The number of Clinton government officials that were convicted of crimes committed for conduct while they were in office is ONE. The chief of staff of the secretary of agriculture was convicted in a case that involved football tickets. The Clinton administration, the most heavily investigated administration in modern times, was also one of the very cleanest. The corresponding number for the Reagan administration is 30 . . . and would have been much, much higher, including cabinet members and the Vice President/President himself, if George HW Bush hadn’t have pardoned all of his Iran-Contra co-conspirators (in effect, pardoning himself) on Christmas Eve, 1992.
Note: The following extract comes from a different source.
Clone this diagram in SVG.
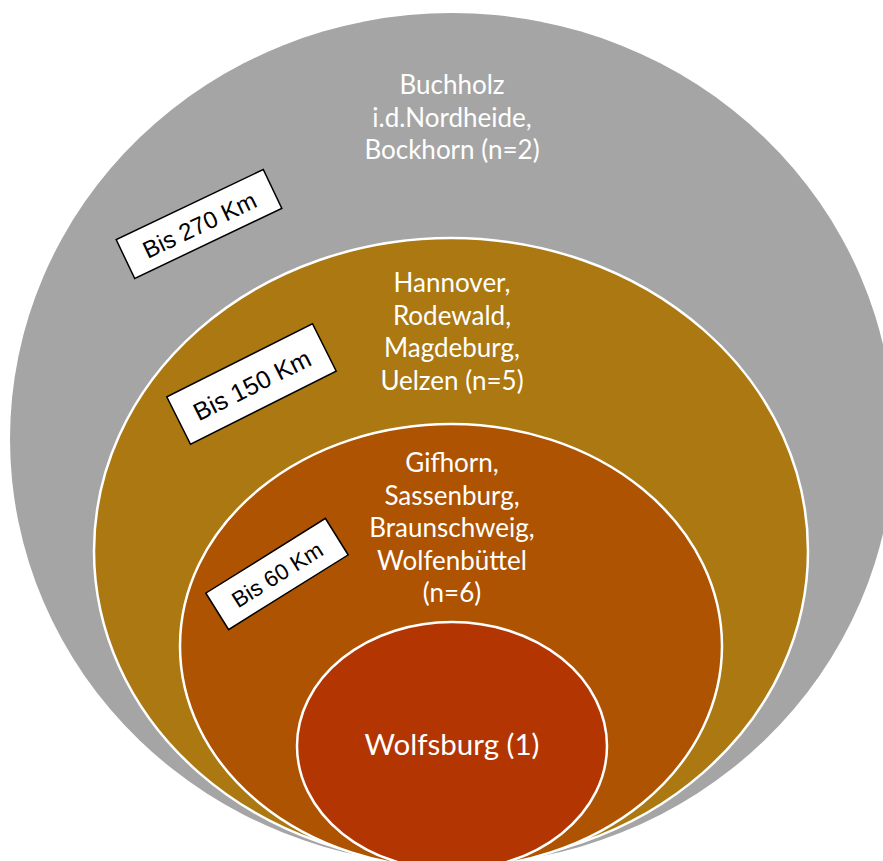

What a farce. The GOP paid a lot of good money to make the Clinton administration “scandal-ridden”. There are things not to like about Clinton’s policies, but the “scandals” that plagued him were to a huge degree created out of whole cloth by a small group of people, feeding a gullible and in some cases actively complicit press. That the New York Times has never apologized or retracted its incredibly irresponsible reporting on Whitewater, just for one, is a sad indictment of that once great paper. That the same group of scandalmongers is still at it is hardly surprising. ***
In response to a RW columnist complaining that RW hate radio doesn't have anyone left to attack, since the golden days of Clinton.
Let's see if the paper has the cohones to publish any of them.